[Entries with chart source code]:
########

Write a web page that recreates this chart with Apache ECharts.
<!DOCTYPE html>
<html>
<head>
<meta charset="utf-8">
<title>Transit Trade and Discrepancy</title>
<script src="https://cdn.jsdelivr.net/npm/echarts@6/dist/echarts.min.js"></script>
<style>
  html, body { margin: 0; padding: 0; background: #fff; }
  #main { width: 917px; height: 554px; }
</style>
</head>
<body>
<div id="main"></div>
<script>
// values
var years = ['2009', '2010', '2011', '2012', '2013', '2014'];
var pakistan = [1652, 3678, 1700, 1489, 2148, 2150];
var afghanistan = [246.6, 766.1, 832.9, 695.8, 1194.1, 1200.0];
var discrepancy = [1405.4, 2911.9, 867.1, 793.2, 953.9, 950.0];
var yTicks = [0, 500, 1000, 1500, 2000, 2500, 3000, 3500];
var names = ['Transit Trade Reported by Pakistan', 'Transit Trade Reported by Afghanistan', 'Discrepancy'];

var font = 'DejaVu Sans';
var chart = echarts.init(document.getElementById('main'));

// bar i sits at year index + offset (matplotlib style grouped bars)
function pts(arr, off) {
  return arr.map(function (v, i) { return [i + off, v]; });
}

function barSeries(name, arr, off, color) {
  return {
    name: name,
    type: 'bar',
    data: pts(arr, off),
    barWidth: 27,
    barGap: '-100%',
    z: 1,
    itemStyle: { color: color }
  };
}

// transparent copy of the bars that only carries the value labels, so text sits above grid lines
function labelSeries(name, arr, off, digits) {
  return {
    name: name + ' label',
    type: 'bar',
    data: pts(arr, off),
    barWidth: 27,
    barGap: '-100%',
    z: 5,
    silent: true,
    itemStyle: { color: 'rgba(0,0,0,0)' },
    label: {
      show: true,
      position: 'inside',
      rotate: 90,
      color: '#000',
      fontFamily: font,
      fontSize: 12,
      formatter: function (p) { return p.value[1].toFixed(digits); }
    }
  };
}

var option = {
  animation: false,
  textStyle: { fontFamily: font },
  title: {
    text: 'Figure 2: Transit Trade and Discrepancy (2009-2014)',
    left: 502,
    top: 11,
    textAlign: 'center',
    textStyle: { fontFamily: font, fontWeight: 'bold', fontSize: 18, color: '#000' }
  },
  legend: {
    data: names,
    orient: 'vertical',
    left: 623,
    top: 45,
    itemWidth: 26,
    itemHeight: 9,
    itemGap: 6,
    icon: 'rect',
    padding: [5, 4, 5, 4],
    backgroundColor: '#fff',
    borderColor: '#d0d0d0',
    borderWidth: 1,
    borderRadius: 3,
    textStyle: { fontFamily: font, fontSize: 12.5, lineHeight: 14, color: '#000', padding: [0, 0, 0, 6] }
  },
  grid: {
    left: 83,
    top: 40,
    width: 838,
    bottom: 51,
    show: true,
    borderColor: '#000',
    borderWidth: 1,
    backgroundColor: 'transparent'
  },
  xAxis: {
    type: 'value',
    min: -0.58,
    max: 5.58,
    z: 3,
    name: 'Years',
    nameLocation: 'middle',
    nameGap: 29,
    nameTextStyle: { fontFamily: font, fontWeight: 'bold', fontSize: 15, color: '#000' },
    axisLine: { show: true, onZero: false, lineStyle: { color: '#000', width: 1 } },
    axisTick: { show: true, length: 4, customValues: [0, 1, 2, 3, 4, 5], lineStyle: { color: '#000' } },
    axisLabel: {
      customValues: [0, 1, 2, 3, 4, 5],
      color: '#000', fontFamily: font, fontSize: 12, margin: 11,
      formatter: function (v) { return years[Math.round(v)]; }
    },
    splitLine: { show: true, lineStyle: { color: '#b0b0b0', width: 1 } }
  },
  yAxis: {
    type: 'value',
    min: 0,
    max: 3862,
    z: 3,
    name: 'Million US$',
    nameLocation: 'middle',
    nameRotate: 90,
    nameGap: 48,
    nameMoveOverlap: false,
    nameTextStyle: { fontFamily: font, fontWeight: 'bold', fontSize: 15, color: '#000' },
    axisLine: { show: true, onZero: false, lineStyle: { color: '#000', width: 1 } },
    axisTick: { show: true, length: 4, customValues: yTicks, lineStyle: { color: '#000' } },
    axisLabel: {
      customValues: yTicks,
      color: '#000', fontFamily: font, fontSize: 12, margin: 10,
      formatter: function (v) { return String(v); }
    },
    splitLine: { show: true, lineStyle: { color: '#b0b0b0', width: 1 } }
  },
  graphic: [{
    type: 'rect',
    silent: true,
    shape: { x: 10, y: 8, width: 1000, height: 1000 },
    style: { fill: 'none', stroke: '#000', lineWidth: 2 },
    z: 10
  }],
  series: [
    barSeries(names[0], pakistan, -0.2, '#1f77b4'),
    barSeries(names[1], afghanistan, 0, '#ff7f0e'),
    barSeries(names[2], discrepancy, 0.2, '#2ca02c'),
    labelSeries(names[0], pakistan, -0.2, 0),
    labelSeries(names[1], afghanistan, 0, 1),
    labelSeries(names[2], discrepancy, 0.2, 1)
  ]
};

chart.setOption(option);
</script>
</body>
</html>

########

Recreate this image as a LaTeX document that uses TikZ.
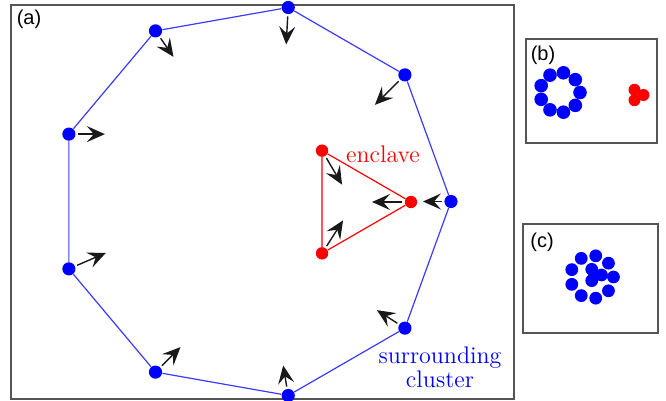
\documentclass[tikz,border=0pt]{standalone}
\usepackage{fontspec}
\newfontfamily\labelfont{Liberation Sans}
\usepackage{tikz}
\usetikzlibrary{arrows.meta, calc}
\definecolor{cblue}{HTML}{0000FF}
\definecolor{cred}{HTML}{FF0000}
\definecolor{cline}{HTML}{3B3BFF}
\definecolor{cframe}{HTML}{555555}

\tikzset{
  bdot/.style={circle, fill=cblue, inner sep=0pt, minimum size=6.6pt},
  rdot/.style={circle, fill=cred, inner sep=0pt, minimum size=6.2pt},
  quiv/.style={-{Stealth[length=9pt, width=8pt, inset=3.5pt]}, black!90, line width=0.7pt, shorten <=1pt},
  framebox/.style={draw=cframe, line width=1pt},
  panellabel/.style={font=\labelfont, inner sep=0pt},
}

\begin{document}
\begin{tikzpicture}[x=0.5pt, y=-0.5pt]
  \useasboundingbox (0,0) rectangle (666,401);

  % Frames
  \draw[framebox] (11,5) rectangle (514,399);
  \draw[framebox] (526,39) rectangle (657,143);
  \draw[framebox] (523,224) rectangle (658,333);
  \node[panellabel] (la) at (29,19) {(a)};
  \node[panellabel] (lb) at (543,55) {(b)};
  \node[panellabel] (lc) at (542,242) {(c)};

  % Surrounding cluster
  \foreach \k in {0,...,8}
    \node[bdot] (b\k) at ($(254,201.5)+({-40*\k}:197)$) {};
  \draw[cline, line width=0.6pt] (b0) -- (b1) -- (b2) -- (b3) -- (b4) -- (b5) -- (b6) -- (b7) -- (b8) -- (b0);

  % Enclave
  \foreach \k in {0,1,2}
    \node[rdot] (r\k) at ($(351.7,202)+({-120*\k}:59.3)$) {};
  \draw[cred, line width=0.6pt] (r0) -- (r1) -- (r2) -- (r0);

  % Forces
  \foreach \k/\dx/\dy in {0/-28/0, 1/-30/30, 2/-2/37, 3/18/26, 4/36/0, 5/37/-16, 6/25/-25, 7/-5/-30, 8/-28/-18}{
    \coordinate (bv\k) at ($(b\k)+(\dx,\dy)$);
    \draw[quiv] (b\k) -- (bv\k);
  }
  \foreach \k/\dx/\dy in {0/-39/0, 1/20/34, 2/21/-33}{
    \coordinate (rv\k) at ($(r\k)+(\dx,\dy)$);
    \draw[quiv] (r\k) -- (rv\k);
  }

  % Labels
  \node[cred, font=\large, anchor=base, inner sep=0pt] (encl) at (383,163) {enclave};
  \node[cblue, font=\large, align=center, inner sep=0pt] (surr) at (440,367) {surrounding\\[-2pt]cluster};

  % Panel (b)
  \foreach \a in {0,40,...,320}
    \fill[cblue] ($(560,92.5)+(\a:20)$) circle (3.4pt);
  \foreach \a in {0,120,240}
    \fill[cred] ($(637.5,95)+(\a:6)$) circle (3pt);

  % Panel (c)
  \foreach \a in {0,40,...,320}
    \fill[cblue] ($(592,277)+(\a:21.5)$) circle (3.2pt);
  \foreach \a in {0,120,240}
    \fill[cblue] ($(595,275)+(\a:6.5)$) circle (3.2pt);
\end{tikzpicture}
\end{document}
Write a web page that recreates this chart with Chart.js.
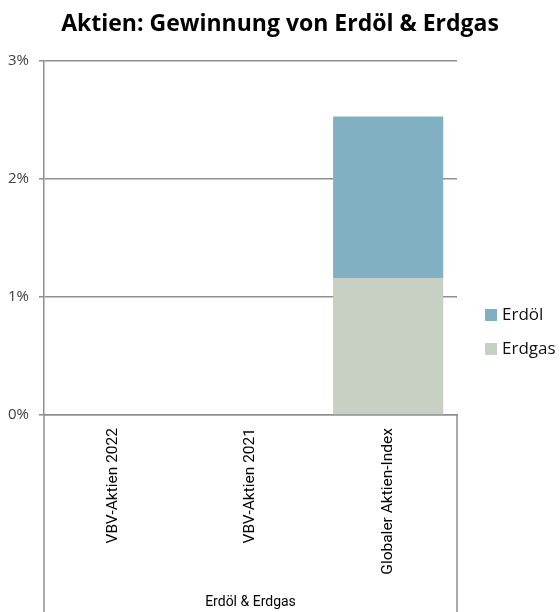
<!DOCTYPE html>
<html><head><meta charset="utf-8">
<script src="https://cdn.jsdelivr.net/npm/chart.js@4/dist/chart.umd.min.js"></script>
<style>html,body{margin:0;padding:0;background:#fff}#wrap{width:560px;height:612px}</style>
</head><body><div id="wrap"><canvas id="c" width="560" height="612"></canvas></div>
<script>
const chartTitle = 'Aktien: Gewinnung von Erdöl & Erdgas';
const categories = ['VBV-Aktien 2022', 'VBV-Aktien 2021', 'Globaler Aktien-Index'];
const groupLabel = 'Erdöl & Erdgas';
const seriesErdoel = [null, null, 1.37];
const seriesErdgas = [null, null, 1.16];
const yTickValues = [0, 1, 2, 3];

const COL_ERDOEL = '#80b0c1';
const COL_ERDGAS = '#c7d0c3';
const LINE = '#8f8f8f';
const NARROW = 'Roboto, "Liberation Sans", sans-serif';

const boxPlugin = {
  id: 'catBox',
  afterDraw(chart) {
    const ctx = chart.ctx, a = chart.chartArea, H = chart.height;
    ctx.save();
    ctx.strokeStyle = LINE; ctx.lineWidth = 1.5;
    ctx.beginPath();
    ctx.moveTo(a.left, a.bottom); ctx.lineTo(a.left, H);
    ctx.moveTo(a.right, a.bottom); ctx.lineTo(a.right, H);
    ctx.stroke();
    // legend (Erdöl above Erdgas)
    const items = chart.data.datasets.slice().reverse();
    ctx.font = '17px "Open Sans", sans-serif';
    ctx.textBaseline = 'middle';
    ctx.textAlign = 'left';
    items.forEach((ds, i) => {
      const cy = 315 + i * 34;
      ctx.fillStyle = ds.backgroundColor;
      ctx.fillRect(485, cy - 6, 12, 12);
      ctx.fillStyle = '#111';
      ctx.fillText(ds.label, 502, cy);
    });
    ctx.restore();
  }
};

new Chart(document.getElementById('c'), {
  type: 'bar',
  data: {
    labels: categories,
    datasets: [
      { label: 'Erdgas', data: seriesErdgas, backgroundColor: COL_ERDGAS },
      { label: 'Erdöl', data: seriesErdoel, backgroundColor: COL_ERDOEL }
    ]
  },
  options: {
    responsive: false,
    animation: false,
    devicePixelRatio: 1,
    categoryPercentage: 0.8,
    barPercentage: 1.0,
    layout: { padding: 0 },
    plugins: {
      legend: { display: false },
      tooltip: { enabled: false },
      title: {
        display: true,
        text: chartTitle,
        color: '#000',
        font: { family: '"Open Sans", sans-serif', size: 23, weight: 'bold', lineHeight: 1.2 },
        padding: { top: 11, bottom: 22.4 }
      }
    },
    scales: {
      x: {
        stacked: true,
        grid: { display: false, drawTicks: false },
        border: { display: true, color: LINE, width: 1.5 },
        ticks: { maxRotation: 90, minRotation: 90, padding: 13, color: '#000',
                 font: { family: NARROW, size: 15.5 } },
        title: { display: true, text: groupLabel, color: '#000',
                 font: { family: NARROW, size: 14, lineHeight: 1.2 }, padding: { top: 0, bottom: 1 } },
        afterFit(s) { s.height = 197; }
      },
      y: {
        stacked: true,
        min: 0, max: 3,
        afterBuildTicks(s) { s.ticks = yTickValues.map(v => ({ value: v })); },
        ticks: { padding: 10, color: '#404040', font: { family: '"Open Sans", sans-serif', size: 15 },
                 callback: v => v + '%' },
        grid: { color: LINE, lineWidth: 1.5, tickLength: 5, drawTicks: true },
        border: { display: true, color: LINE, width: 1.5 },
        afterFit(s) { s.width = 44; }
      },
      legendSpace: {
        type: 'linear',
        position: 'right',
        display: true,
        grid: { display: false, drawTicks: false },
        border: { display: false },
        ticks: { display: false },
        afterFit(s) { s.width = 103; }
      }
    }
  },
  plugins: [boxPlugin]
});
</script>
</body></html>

########

[WHAT YOU NEED TO DO]: Repeat only the lines from the one with "Write a web page that recreates this chart with Chart.js." down to the one with "const yTickValues = [0, 1, 2, 3];", word for word and both included, and leave the pictures out.

[FINAL RESULT]:
Write a web page that recreates this chart with Chart.js.
<!DOCTYPE html>
<html><head><meta charset="utf-8">
<script src="https://cdn.jsdelivr.net/npm/chart.js@4/dist/chart.umd.min.js"></script>
<style>html,body{margin:0;padding:0;background:#fff}#wrap{width:560px;height:612px}</style>
</head><body><div id="wrap"><canvas id="c" width="560" height="612"></canvas></div>
<script>
const chartTitle = 'Aktien: Gewinnung von Erdöl & Erdgas';
const categories = ['VBV-Aktien 2022', 'VBV-Aktien 2021', 'Globaler Aktien-Index'];
const groupLabel = 'Erdöl & Erdgas';
const seriesErdoel = [null, null, 1.37];
const seriesErdgas = [null, null, 1.16];
const yTickValues = [0, 1, 2, 3];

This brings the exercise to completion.